You can give money to an exchange service that does environmental good in equal measure to your bad. Or, in do-it-yourself fashion, you can calibrate how much energy you hog, and then do penance by planting trees or setting up a wind generator.
Either way, your own high life stays uninterrupted.
What an absurd reason to chastise someone. In the midst of an American culture destroying itself via its excesses, that some individuals choose to mitigate their personal damage by doing equal amounts of good should be cause for celebration. Instead, all this conservative can see is people who commit the same sins they’re trying to fight, and that hypocrisy simply doesn’t compute.
If you think about it, this kind of self-denial helps explain why so many conservatives continue to refute the existence and consequences of global warming. If all of it were true, then they’d be personally guilty of crimes against humanity, and they simply can’t own such a thing.
This also explains the blind allegiance to the moral correctness of the US debacle in Iraq.

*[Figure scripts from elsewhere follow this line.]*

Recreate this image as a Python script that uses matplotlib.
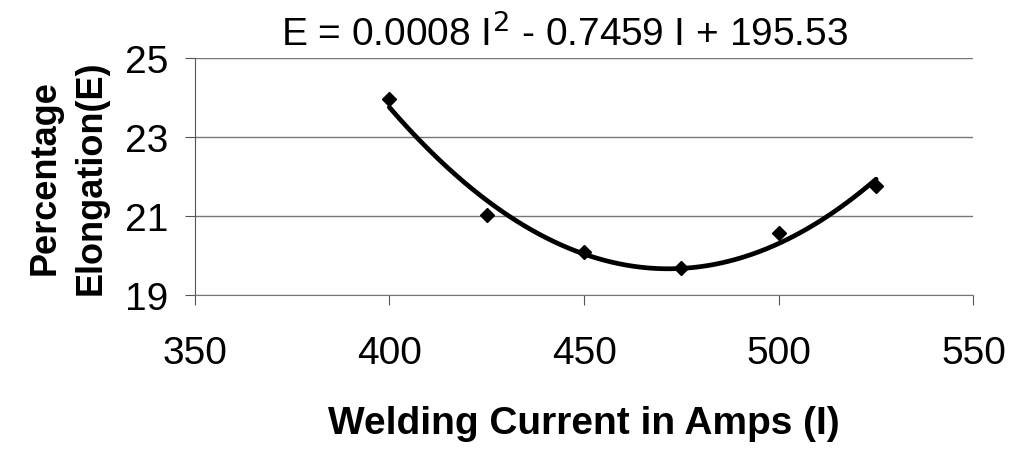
import numpy as np
import matplotlib.pyplot as plt

plt.rcParams['font.family'] = ['Liberation Sans', 'DejaVu Sans']

current = [400, 425, 450, 475, 500, 525]
elongation = [23.95, 21.03, 20.09, 19.68, 20.57, 21.76]
x_ticks = [350, 400, 450, 500, 550]
y_ticks = [19, 21, 23, 25]

# quadratic trendline through the points
coef = np.polyfit(current, elongation, 2)
xs = np.linspace(min(current), max(current), 200)
ys = np.polyval(coef, xs)

fig = plt.figure(figsize=(10.14, 4.56), dpi=100)
ax = fig.add_axes([0.192, 0.351, 0.768, 0.52])

ax.plot(xs, ys, color='black', linewidth=3.4, solid_capstyle='round')
ax.plot(current, elongation, linestyle='none', marker='D', markersize=7.5,
        color='black')

ax.set_xlim(350, 550)
ax.set_ylim(19, 25)
ax.set_xticks(x_ticks)
ax.set_yticks(y_ticks)
ax.grid(axis='y', color='#777777', linewidth=1)
ax.set_axisbelow(True)

for s in ['top', 'right']:
    ax.spines[s].set_visible(False)
ax.spines['left'].set_color('#555555')
ax.spines['bottom'].set_color('#777777')
ax.tick_params(axis='both', labelsize=28, length=7, color='#555555')
ax.tick_params(axis='x', pad=22)
ax.tick_params(axis='y', pad=12)

ax.set_xlabel('Welding Current in Amps (I)', fontsize=28, fontweight='heavy',
              labelpad=24)
ax.set_ylabel('Percentage\nElongation(E)', fontsize=26, fontweight='heavy',
              labelpad=12, linespacing=1.4)

fig.text(0.557, 0.925, r'E = 0.0008 I$^2$ - 0.7459 I + 195.53', fontsize=28,
         ha='center', va='center')

fig.savefig('out.png')
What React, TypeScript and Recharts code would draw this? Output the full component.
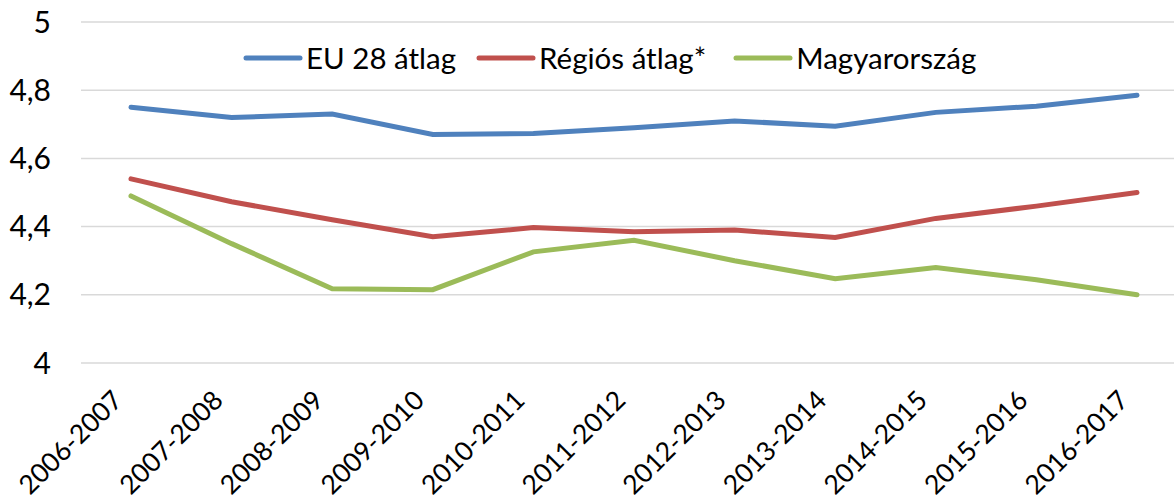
import React from 'react';
import { LineChart, CartesianGrid, XAxis, YAxis, Legend, Line } from 'recharts';

const periods = [
  '2006-2007', '2007-2008', '2008-2009', '2009-2010', '2010-2011', '2011-2012',
  '2012-2013', '2013-2014', '2014-2015', '2015-2016', '2016-2017',
];
const euAvg = [4.75, 4.72, 4.73, 4.67, 4.673, 4.69, 4.71, 4.694, 4.735, 4.753, 4.785];
const regionAvg = [4.54, 4.473, 4.42, 4.37, 4.397, 4.385, 4.39, 4.368, 4.424, 4.46, 4.5];
const hungary = [4.49, 4.35, 4.218, 4.215, 4.326, 4.36, 4.3, 4.247, 4.28, 4.244, 4.2];
const yTicks = [4, 4.2, 4.4, 4.6, 4.8, 5];

const seriesInfo = [
  { key: 'eu', name: 'EU 28 átlag', color: '#4F81BD', gap: 20 },
  { key: 'region', name: 'Régiós átlag*', color: '#C0504D', gap: 27 },
  { key: 'hu', name: 'Magyarország', color: '#9BBB59', gap: 0 },
];

const data = periods.map((p, i) => ({
  period: p,
  eu: euAvg[i],
  region: regionAvg[i],
  hu: hungary[i],
}));

const FONT = 'Lato, "Open Sans", sans-serif';

function XTick(props: any) {
  const { x, y, payload } = props;
  return (
    <text
      transform={`translate(${x - 7},${y + 31}) rotate(-45)`}
      textAnchor="end"
      fontSize={26.5}
      fontFamily={FONT}
      fill="#000"
    >
      {payload.value}
    </text>
  );
}

function LegendBox() {
  return (
    <div style={{ display: 'flex', alignItems: 'center', fontFamily: FONT, fontSize: 29.5, color: '#000' }}>
      {seriesInfo.map((s) => (
        <div key={s.key} style={{ display: 'flex', alignItems: 'center', marginRight: s.gap }}>
          <svg width={60} height={10} style={{ marginRight: 3 }}>
            <line x1={3} y1={5} x2={57} y2={5} stroke={s.color} strokeWidth={5} strokeLinecap="round" />
          </svg>
          <span>{s.name}</span>
        </div>
      ))}
    </div>
  );
}

export default function App() {
  return (
    <div style={{ position: 'absolute', left: 0, top: 0, width: 1174, height: 503, overflow: 'hidden', background: '#fff' }}>
      <LineChart
        width={1200}
        height={503}
        data={data}
        margin={{ top: 22, right: 13, left: 0, bottom: 0 }}
      >
        <CartesianGrid vertical={false} stroke="#D9D9D9" strokeWidth={1.5} />
        <XAxis
          dataKey="period"
          axisLine={false}
          tickLine={false}
          height={140}
          interval={0}
          padding={{ left: 50, right: 50 }}
          tick={<XTick />}
        />
        <YAxis
          domain={[4, 5]}
          ticks={yTicks}
          width={81}
          axisLine={false}
          tickLine={false}
          tickSize={0}
          tickMargin={30}
          tickFormatter={(v: number) => String(v).replace('.', ',')}
          tick={{ fontSize: 30, fontFamily: FONT, fill: '#000' }}
        />
        <Legend
          verticalAlign="middle"
          layout="horizontal"
          content={<LegendBox />}
          wrapperStyle={{ left: 243, top: 40, width: 'auto', height: 'auto' }}
        />
        {seriesInfo.map((s) => (
          <Line
            key={s.key}
            type="linear"
            dataKey={s.key}
            name={s.name}
            stroke={s.color}
            strokeWidth={5}
            strokeLinecap="round"
            dot={false}
            isAnimationActive={false}
          />
        ))}
      </LineChart>
    </div>
  );
}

It’s simply unfathomable that the country they support would be anything other than the good guy each and every time it takes up arms. Again, anything else would make them partially culpable for its evils.
Hanson’s article ridicules liberals purchasing carbon offsets for acting like “medieval sinners” trying to buy off their sins. Of course, what’s ridiculous is asserting that trying to offset one’s harm is the same as trying to buy away its existence. However, Hanson’s analogy may provide one of the keys to assuaging the conservative fears that inhibit social progress.
I’m pretty sure that somewhere in Christian mythology it reminds us that we’re all sinners. Each of us makes terrible mistakes for selfish reasons, but that doesn’t mean we should excuse them or pretend they aren’t harmful. Rather, we should work to minimize our collective evil while acknowledging its individual existence.
In this case, it’s not okay to sin against the environment, but it’s understandable to be an environmental sinner. We’re all one at some level or another. So now that we all share in the blame, howzabout we share in the solution?
[And yes, I promise your kids and their lacrosse sticks will fit just fine in one of these.]
6 Responses to “Being a sinner is so 12th century, y’all”
- 1 Pingback on May 18th, 2007 at 7:14 pm
- 2 Pingback on May 19th, 2007 at 2:35 pm
- 3 Pingback on Jul 31st, 2007 at 4:50 am
I don’t think a lot of people who carry on about buying indulgences understand why it’s wrong to buy indulgences. In no small part, it’s a reality-based thing—you buy the indulgences in this world for forgiveness in the next world, on the priest’s word that it works. Carbon offsets are a transaction that happens completely on this plane of existence. Moreover, it’s not like medieval indulgences because people bought those under threat of hell. People who buy carbon offsets aren’t personally afraid, really, since most figure they’ll be dead by the time global warming catches up to us.
Really, the two things have nothing in common.
>>If you live in a city, though, odds are you purchase/borrow/benefit from environmental ugliness, and we know this.
I don’t think this is more true for a city than for a suburb or rural area. I’ve read that cities are better for the environment because of more mass transit, more efficient energy use, etc.
Anyway, it’s true - people really do like to rationalize why they *personally* need to drive a big car/eat meat/never take the bus/turn off the damn lights/what have you…. Or they just don’t care at all.
I think that you also have to realize that a lot of these people desperately want enviromentalism to consist entirely of giving up the luxuries of your life. It’s a lot easier to dismiss that as ridiculous and convince people they don’t need to change if the only other option is to live as an ascetic.